>> Begin Information shown

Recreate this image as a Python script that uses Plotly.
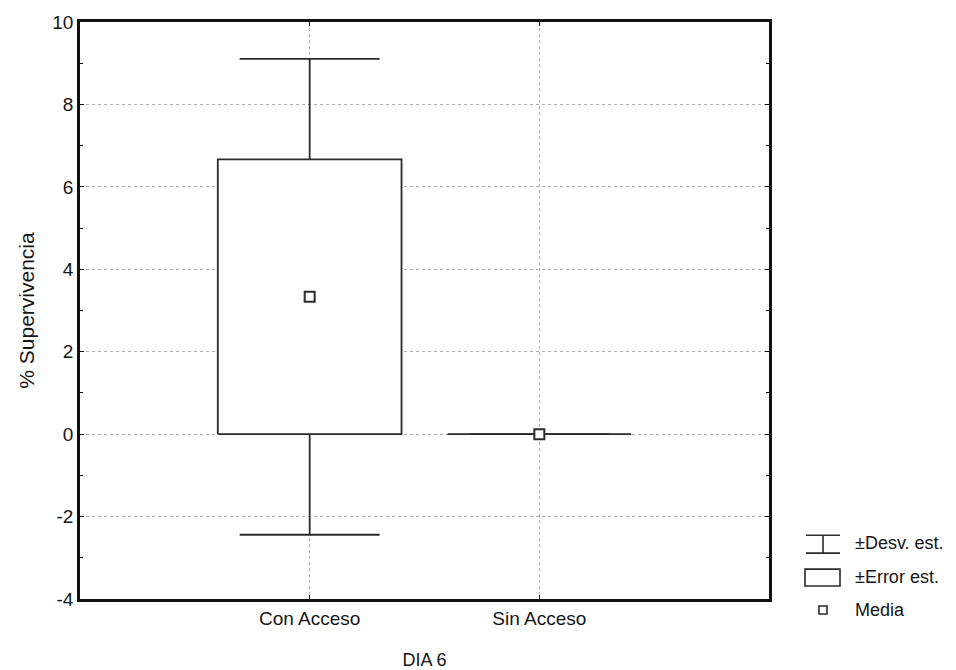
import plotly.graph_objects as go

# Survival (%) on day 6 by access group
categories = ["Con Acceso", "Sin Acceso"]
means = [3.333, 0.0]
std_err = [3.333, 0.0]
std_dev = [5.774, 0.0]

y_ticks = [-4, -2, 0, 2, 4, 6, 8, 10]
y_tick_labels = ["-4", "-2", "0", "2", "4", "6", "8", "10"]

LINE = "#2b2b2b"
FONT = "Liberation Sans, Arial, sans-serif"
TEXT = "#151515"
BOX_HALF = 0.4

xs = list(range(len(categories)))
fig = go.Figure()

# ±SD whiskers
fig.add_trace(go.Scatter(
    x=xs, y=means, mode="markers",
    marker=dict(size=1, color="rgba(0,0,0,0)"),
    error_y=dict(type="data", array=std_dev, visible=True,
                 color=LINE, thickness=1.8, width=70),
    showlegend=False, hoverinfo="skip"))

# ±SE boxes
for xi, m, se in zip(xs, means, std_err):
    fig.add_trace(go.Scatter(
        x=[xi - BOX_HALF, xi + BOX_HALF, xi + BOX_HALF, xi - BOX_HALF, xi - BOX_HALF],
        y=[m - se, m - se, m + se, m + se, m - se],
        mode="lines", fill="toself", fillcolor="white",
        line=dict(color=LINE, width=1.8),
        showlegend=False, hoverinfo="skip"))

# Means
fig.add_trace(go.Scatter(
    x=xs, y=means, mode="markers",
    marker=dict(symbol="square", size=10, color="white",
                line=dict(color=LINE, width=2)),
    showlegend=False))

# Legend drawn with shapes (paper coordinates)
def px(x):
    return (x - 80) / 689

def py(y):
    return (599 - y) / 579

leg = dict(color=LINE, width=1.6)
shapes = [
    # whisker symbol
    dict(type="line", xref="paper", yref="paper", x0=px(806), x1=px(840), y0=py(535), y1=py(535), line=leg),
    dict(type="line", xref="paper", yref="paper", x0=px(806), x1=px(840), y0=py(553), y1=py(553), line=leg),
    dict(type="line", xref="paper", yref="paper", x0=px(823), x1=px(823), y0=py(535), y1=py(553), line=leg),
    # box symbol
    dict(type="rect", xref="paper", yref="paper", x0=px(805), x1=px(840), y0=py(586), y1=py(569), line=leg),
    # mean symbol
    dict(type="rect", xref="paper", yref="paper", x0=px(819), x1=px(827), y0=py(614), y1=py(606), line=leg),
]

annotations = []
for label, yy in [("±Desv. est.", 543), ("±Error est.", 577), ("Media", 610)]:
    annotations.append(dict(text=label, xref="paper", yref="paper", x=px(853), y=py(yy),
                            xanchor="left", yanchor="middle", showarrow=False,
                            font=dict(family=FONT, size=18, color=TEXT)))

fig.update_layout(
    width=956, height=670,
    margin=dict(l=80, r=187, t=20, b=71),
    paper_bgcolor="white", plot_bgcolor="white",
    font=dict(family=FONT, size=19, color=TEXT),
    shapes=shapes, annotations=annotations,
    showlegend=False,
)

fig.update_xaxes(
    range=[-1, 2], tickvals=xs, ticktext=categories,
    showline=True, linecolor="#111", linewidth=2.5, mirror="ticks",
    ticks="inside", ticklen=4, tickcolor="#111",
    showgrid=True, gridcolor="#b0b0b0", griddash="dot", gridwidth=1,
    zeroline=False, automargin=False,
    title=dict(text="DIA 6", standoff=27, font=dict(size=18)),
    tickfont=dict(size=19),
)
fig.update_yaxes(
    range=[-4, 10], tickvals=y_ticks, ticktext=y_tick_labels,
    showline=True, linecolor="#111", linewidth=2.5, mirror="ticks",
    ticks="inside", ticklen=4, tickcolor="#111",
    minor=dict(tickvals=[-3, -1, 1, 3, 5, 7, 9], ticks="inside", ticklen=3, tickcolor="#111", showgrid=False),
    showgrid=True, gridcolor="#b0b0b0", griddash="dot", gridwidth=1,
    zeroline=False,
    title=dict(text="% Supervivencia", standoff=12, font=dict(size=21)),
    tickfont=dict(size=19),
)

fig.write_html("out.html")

>> End Information shown

» Your instructions
Quote each line of the listing exactly, but leave the pictures out.

» In response
Recreate this image as a Python script that uses Plotly.
import plotly.graph_objects as go

# Survival (%) on day 6 by access group
categories = ["Con Acceso", "Sin Acceso"]
means = [3.333, 0.0]
std_err = [3.333, 0.0]
std_dev = [5.774, 0.0]

y_ticks = [-4, -2, 0, 2, 4, 6, 8, 10]
y_tick_labels = ["-4", "-2", "0", "2", "4", "6", "8", "10"]

LINE = "#2b2b2b"
FONT = "Liberation Sans, Arial, sans-serif"
TEXT = "#151515"
BOX_HALF = 0.4

xs = list(range(len(categories)))
fig = go.Figure()

# ±SD whiskers
fig.add_trace(go.Scatter(
    x=xs, y=means, mode="markers",
    marker=dict(size=1, color="rgba(0,0,0,0)"),
    error_y=dict(type="data", array=std_dev, visible=True,
                 color=LINE, thickness=1.8, width=70),
    showlegend=False, hoverinfo="skip"))

# ±SE boxes
for xi, m, se in zip(xs, means, std_err):
    fig.add_trace(go.Scatter(
        x=[xi - BOX_HALF, xi + BOX_HALF, xi + BOX_HALF, xi - BOX_HALF, xi - BOX_HALF],
        y=[m - se, m - se, m + se, m + se, m - se],
        mode="lines", fill="toself", fillcolor="white",
        line=dict(color=LINE, width=1.8),
        showlegend=False, hoverinfo="skip"))

# Means
fig.add_trace(go.Scatter(
    x=xs, y=means, mode="markers",
    marker=dict(symbol="square", size=10, color="white",
                line=dict(color=LINE, width=2)),
    showlegend=False))

# Legend drawn with shapes (paper coordinates)
def px(x):
    return (x - 80) / 689

def py(y):
    return (599 - y) / 579

leg = dict(color=LINE, width=1.6)
shapes = [
    # whisker symbol
    dict(type="line", xref="paper", yref="paper", x0=px(806), x1=px(840), y0=py(535), y1=py(535), line=leg),
    dict(type="line", xref="paper", yref="paper", x0=px(806), x1=px(840), y0=py(553), y1=py(553), line=leg),
    dict(type="line", xref="paper", yref="paper", x0=px(823), x1=px(823), y0=py(535), y1=py(553), line=leg),
    # box symbol
    dict(type="rect", xref="paper", yref="paper", x0=px(805), x1=px(840), y0=py(586), y1=py(569), line=leg),
    # mean symbol
    dict(type="rect", xref="paper", yref="paper", x0=px(819), x1=px(827), y0=py(614), y1=py(606), line=leg),
]

annotations = []
for label, yy in [("±Desv. est.", 543), ("±Error est.", 577), ("Media", 610)]:
    annotations.append(dict(text=label, xref="paper", yref="paper", x=px(853), y=py(yy),
                            xanchor="left", yanchor="middle", showarrow=False,
                            font=dict(family=FONT, size=18, color=TEXT)))

fig.update_layout(
    width=956, height=670,
    margin=dict(l=80, r=187, t=20, b=71),
    paper_bgcolor="white", plot_bgcolor="white",
    font=dict(family=FONT, size=19, color=TEXT),
    shapes=shapes, annotations=annotations,
    showlegend=False,
)

fig.update_xaxes(
    range=[-1, 2], tickvals=xs, ticktext=categories,
    showline=True, linecolor="#111", linewidth=2.5, mirror="ticks",
    ticks="inside", ticklen=4, tickcolor="#111",
    showgrid=True, gridcolor="#b0b0b0", griddash="dot", gridwidth=1,
    zeroline=False, automargin=False,
    title=dict(text="DIA 6", standoff=27, font=dict(size=18)),
    tickfont=dict(size=19),
)
fig.update_yaxes(
    range=[-4, 10], tickvals=y_ticks, ticktext=y_tick_labels,
    showline=True, linecolor="#111", linewidth=2.5, mirror="ticks",
    ticks="inside", ticklen=4, tickcolor="#111",
    minor=dict(tickvals=[-3, -1, 1, 3, 5, 7, 9], ticks="inside", ticklen=3, tickcolor="#111", showgrid=False),
    showgrid=True, gridcolor="#b0b0b0", griddash="dot", gridwidth=1,
    zeroline=False,
    title=dict(text="% Supervivencia", standoff=12, font=dict(size=21)),
    tickfont=dict(size=19),
)

fig.write_html("out.html")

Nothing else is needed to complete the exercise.